Work to do
Without including any images, repeat the data exactly.

----

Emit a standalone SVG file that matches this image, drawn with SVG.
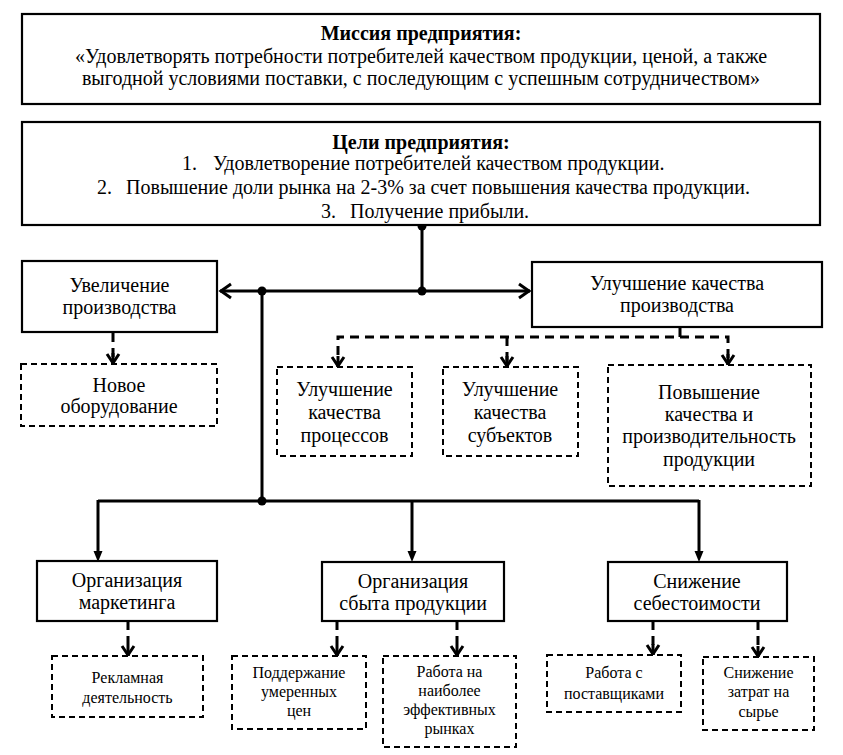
<svg xmlns="http://www.w3.org/2000/svg" width="843" height="755" viewBox="0 0 843 755">
<style>
  text { font-family: "Liberation Serif", "Times New Roman", "DejaVu Serif", serif; fill: #000; text-anchor: middle; }
  .big { font-size: 20px; }
  .sm { font-size: 16px; }
  .b { font-weight: bold; }
  .st { text-anchor: start; }
  .box { fill: #fff; stroke: #000; stroke-width: 2.2; }
  .dbox { fill: #fff; stroke: #000; stroke-width: 2; stroke-dasharray: 6 4; }
  .ln { fill: none; stroke: #000; stroke-width: 3; }
  .dl { fill: none; stroke: #000; stroke-width: 3; stroke-dasharray: 9 6; }
</style>
<defs>
  <marker id="open" markerUnits="userSpaceOnUse" markerWidth="16" markerHeight="18" viewBox="-13 -9 16 18" refX="0" refY="0" orient="auto">
    <path d="M-11,-7 L-1,0 L-11,7" fill="none" stroke="#000" stroke-width="3"/>
  </marker>
  <marker id="tri" markerUnits="userSpaceOnUse" markerWidth="14" markerHeight="12" viewBox="-1 -6 14 12" refX="0" refY="0" orient="auto">
    <path d="M0,-4.5 L11,0 L0,4.5 z" fill="#000"/>
  </marker>
  <marker id="dch" markerUnits="userSpaceOnUse" markerWidth="16" markerHeight="16" viewBox="-14 -8 16 16" refX="0" refY="0" orient="auto">
    <path d="M-11,0 L0,0" stroke="#000" stroke-width="3"/>
    <path d="M-10,-6 L-1,0 L-10,6" fill="none" stroke="#000" stroke-width="3"/>
  </marker>
</defs>

<g id="connectors">
  <path class="ln" d="M422,226 V291"/>
  <path class="ln" d="M422,291 H220" marker-end="url(#open)"/>
  <path class="ln" d="M422,291 H530" marker-end="url(#open)"/>
  <path class="ln" d="M262,291 V501"/>
  <path class="ln" d="M98,501 H699"/>
  <path class="ln" d="M98,500 V551" marker-end="url(#tri)"/>
  <path class="ln" d="M412,501 V551" marker-end="url(#tri)"/>
  <path class="ln" d="M699,500 V551" marker-end="url(#tri)"/>
  <circle cx="422" cy="226" r="4.5"/>
  <circle cx="422" cy="291" r="4.5"/>
  <circle cx="262" cy="291" r="4.5"/>
  <circle cx="262" cy="501" r="4.5"/>
  <path class="dl" d="M113,333 V364" marker-end="url(#dch)"/>
  <path class="dl" d="M680,328 V337 H338 V367" marker-end="url(#dch)"/>
  <path class="dl" d="M507,337 V367" marker-end="url(#dch)"/>
  <path class="dl" d="M680,337 H728 V365" marker-end="url(#dch)"/>
  <path class="dl" d="M128,621 V656" marker-end="url(#dch)"/>
  <path class="dl" d="M337,621 V656" marker-end="url(#dch)"/>
  <path class="dl" d="M457,621 V656" marker-end="url(#dch)"/>
  <path class="dl" d="M653,621 V655" marker-end="url(#dch)"/>
  <path class="dl" d="M758,621 V657" marker-end="url(#dch)"/>
</g>

<g id="mission">
  <rect class="box" x="22" y="14" width="798" height="90"/>
  <text class="big b" x="421" y="40">Миссия предприятия:</text>
  <text class="big" x="421" y="63">«Удовлетворять потребности потребителей качеством продукции, ценой, а также</text>
  <text class="big" x="421" y="85">выгодной условиями поставки, с последующим с успешным сотрудничеством»</text>
</g>

<g id="goals">
  <rect class="box" x="22" y="122" width="798" height="103"/>
  <text class="big b" x="421" y="149">Цели предприятия:</text>
  <text class="big st" x="182" y="170">1.</text>
  <text class="big st" x="213" y="170">Удовлетворение потребителей качеством продукции.</text>
  <text class="big st" x="97" y="194">2.</text>
  <text class="big st" x="126" y="194">Повышение доли рынка на 2-3% за счет повышения качества продукции.</text>
  <text class="big st" x="321" y="218">3.</text>
  <text class="big st" x="350" y="218">Получение прибыли.</text>
</g>

<g id="increase">
  <rect class="box" x="22" y="261" width="195" height="71"/>
  <text class="big" x="119.5" y="292">Увеличение</text>
  <text class="big" x="119.5" y="314">производства</text>
</g>

<g id="new-equipment">
  <rect class="dbox" x="21" y="364" width="196" height="62"/>
  <text class="big" x="119" y="392">Новое</text>
  <text class="big" x="119" y="413">оборудование</text>
</g>

<g id="quality">
  <rect class="box" x="532" y="262" width="290" height="65"/>
  <text class="big" x="677" y="290">Улучшение качества</text>
  <text class="big" x="677" y="312">производства</text>
</g>

<g id="processes">
  <rect class="dbox" x="277" y="367" width="135" height="89"/>
  <text class="big" x="344.5" y="396">Улучшение</text>
  <text class="big" x="344.5" y="419">качества</text>
  <text class="big" x="344.5" y="442">процессов</text>
</g>

<g id="subjects">
  <rect class="dbox" x="443" y="367" width="135" height="89"/>
  <text class="big" x="510" y="396">Улучшение</text>
  <text class="big" x="510" y="419">качества</text>
  <text class="big" x="510" y="442">субъектов</text>
</g>

<g id="productivity">
  <rect class="dbox" x="608" y="365" width="203" height="121"/>
  <text class="big" x="709" y="399">Повышение</text>
  <text class="big" x="709" y="421">качества и</text>
  <text class="big" x="709" y="443">производительность</text>
  <text class="big" x="709" y="466">продукции</text>
</g>

<g id="marketing">
  <rect class="box" x="37" y="561" width="180" height="60"/>
  <text class="big" x="127" y="587">Организация</text>
  <text class="big" x="127" y="609">маркетинга</text>
</g>

<g id="sales">
  <rect class="box" x="322" y="562" width="182" height="59"/>
  <text class="big" x="413" y="588">Организация</text>
  <text class="big" x="413" y="610">сбыта продукции</text>
</g>

<g id="cost">
  <rect class="box" x="608" y="562" width="179" height="59"/>
  <text class="big" x="697" y="588">Снижение</text>
  <text class="big" x="697" y="610">себестоимости</text>
</g>

<g id="advertising">
  <rect class="dbox" x="52" y="656" width="151" height="61"/>
  <text class="sm" x="127.5" y="683">Рекламная</text>
  <text class="sm" x="127.5" y="703">деятельность</text>
</g>

<g id="prices">
  <rect class="dbox" x="232" y="656" width="134" height="73"/>
  <text class="sm" x="299" y="678">Поддержание</text>
  <text class="sm" x="299" y="697">умеренных</text>
  <text class="sm" x="299" y="716">цен</text>
</g>

<g id="markets">
  <rect class="dbox" x="383" y="656" width="133" height="91"/>
  <text class="sm" x="449.5" y="677">Работа на</text>
  <text class="sm" x="449.5" y="696">наиболее</text>
  <text class="sm" x="449.5" y="715">эффективных</text>
  <text class="sm" x="449.5" y="734">рынках</text>
</g>

<g id="suppliers">
  <rect class="dbox" x="547" y="655" width="134" height="57"/>
  <text class="sm" x="614" y="678">Работа с</text>
  <text class="sm" x="614" y="699">поставщиками</text>
</g>

<g id="raw">
  <rect class="dbox" x="703" y="657" width="111" height="73"/>
  <text class="sm" x="758.5" y="678">Снижение</text>
  <text class="sm" x="758.5" y="697">затрат на</text>
  <text class="sm" x="758.5" y="717">сырье</text>
</g>
</svg>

----

Result
Emit a standalone SVG file that matches this image, drawn with SVG.
<svg xmlns="http://www.w3.org/2000/svg" width="843" height="755" viewBox="0 0 843 755">
<style>
  text { font-family: "Liberation Serif", "Times New Roman", "DejaVu Serif", serif; fill: #000; text-anchor: middle; }
  .big { font-size: 20px; }
  .sm { font-size: 16px; }
  .b { font-weight: bold; }
  .st { text-anchor: start; }
  .box { fill: #fff; stroke: #000; stroke-width: 2.2; }
  .dbox { fill: #fff; stroke: #000; stroke-width: 2; stroke-dasharray: 6 4; }
  .ln { fill: none; stroke: #000; stroke-width: 3; }
  .dl { fill: none; stroke: #000; stroke-width: 3; stroke-dasharray: 9 6; }
</style>
<defs>
  <marker id="open" markerUnits="userSpaceOnUse" markerWidth="16" markerHeight="18" viewBox="-13 -9 16 18" refX="0" refY="0" orient="auto">
    <path d="M-11,-7 L-1,0 L-11,7" fill="none" stroke="#000" stroke-width="3"/>
  </marker>
  <marker id="tri" markerUnits="userSpaceOnUse" markerWidth="14" markerHeight="12" viewBox="-1 -6 14 12" refX="0" refY="0" orient="auto">
    <path d="M0,-4.5 L11,0 L0,4.5 z" fill="#000"/>
  </marker>
  <marker id="dch" markerUnits="userSpaceOnUse" markerWidth="16" markerHeight="16" viewBox="-14 -8 16 16" refX="0" refY="0" orient="auto">
    <path d="M-11,0 L0,0" stroke="#000" stroke-width="3"/>
    <path d="M-10,-6 L-1,0 L-10,6" fill="none" stroke="#000" stroke-width="3"/>
  </marker>
</defs>

<g id="connectors">
  <path class="ln" d="M422,226 V291"/>
  <path class="ln" d="M422,291 H220" marker-end="url(#open)"/>
  <path class="ln" d="M422,291 H530" marker-end="url(#open)"/>
  <path class="ln" d="M262,291 V501"/>
  <path class="ln" d="M98,501 H699"/>
  <path class="ln" d="M98,500 V551" marker-end="url(#tri)"/>
  <path class="ln" d="M412,501 V551" marker-end="url(#tri)"/>
  <path class="ln" d="M699,500 V551" marker-end="url(#tri)"/>
  <circle cx="422" cy="226" r="4.5"/>
  <circle cx="422" cy="291" r="4.5"/>
  <circle cx="262" cy="291" r="4.5"/>
  <circle cx="262" cy="501" r="4.5"/>
  <path class="dl" d="M113,333 V364" marker-end="url(#dch)"/>
  <path class="dl" d="M680,328 V337 H338 V367" marker-end="url(#dch)"/>
  <path class="dl" d="M507,337 V367" marker-end="url(#dch)"/>
  <path class="dl" d="M680,337 H728 V365" marker-end="url(#dch)"/>
  <path class="dl" d="M128,621 V656" marker-end="url(#dch)"/>
  <path class="dl" d="M337,621 V656" marker-end="url(#dch)"/>
  <path class="dl" d="M457,621 V656" marker-end="url(#dch)"/>
  <path class="dl" d="M653,621 V655" marker-end="url(#dch)"/>
  <path class="dl" d="M758,621 V657" marker-end="url(#dch)"/>
</g>

<g id="mission">
  <rect class="box" x="22" y="14" width="798" height="90"/>
  <text class="big b" x="421" y="40">Миссия предприятия:</text>
  <text class="big" x="421" y="63">«Удовлетворять потребности потребителей качеством продукции, ценой, а также</text>
  <text class="big" x="421" y="85">выгодной условиями поставки, с последующим с успешным сотрудничеством»</text>
</g>

<g id="goals">
  <rect class="box" x="22" y="122" width="798" height="103"/>
  <text class="big b" x="421" y="149">Цели предприятия:</text>
  <text class="big st" x="182" y="170">1.</text>
  <text class="big st" x="213" y="170">Удовлетворение потребителей качеством продукции.</text>
  <text class="big st" x="97" y="194">2.</text>
  <text class="big st" x="126" y="194">Повышение доли рынка на 2-3% за счет повышения качества продукции.</text>
  <text class="big st" x="321" y="218">3.</text>
  <text class="big st" x="350" y="218">Получение прибыли.</text>
</g>

<g id="increase">
  <rect class="box" x="22" y="261" width="195" height="71"/>
  <text class="big" x="119.5" y="292">Увеличение</text>
  <text class="big" x="119.5" y="314">производства</text>
</g>

<g id="new-equipment">
  <rect class="dbox" x="21" y="364" width="196" height="62"/>
  <text class="big" x="119" y="392">Новое</text>
  <text class="big" x="119" y="413">оборудование</text>
</g>

<g id="quality">
  <rect class="box" x="532" y="262" width="290" height="65"/>
  <text class="big" x="677" y="290">Улучшение качества</text>
  <text class="big" x="677" y="312">производства</text>
</g>

<g id="processes">
  <rect class="dbox" x="277" y="367" width="135" height="89"/>
  <text class="big" x="344.5" y="396">Улучшение</text>
  <text class="big" x="344.5" y="419">качества</text>
  <text class="big" x="344.5" y="442">процессов</text>
</g>

<g id="subjects">
  <rect class="dbox" x="443" y="367" width="135" height="89"/>
  <text class="big" x="510" y="396">Улучшение</text>
  <text class="big" x="510" y="419">качества</text>
  <text class="big" x="510" y="442">субъектов</text>
</g>

<g id="productivity">
  <rect class="dbox" x="608" y="365" width="203" height="121"/>
  <text class="big" x="709" y="399">Повышение</text>
  <text class="big" x="709" y="421">качества и</text>
  <text class="big" x="709" y="443">производительность</text>
  <text class="big" x="709" y="466">продукции</text>
</g>

<g id="marketing">
  <rect class="box" x="37" y="561" width="180" height="60"/>
  <text class="big" x="127" y="587">Организация</text>
  <text class="big" x="127" y="609">маркетинга</text>
</g>

<g id="sales">
  <rect class="box" x="322" y="562" width="182" height="59"/>
  <text class="big" x="413" y="588">Организация</text>
  <text class="big" x="413" y="610">сбыта продукции</text>
</g>

<g id="cost">
  <rect class="box" x="608" y="562" width="179" height="59"/>
  <text class="big" x="697" y="588">Снижение</text>
  <text class="big" x="697" y="610">себестоимости</text>
</g>

<g id="advertising">
  <rect class="dbox" x="52" y="656" width="151" height="61"/>
  <text class="sm" x="127.5" y="683">Рекламная</text>
  <text class="sm" x="127.5" y="703">деятельность</text>
</g>

<g id="prices">
  <rect class="dbox" x="232" y="656" width="134" height="73"/>
  <text class="sm" x="299" y="678">Поддержание</text>
  <text class="sm" x="299" y="697">умеренных</text>
  <text class="sm" x="299" y="716">цен</text>
</g>

<g id="markets">
  <rect class="dbox" x="383" y="656" width="133" height="91"/>
  <text class="sm" x="449.5" y="677">Работа на</text>
  <text class="sm" x="449.5" y="696">наиболее</text>
  <text class="sm" x="449.5" y="715">эффективных</text>
  <text class="sm" x="449.5" y="734">рынках</text>
</g>

<g id="suppliers">
  <rect class="dbox" x="547" y="655" width="134" height="57"/>
  <text class="sm" x="614" y="678">Работа с</text>
  <text class="sm" x="614" y="699">поставщиками</text>
</g>

<g id="raw">
  <rect class="dbox" x="703" y="657" width="111" height="73"/>
  <text class="sm" x="758.5" y="678">Снижение</text>
  <text class="sm" x="758.5" y="697">затрат на</text>
  <text class="sm" x="758.5" y="717">сырье</text>
</g>
</svg>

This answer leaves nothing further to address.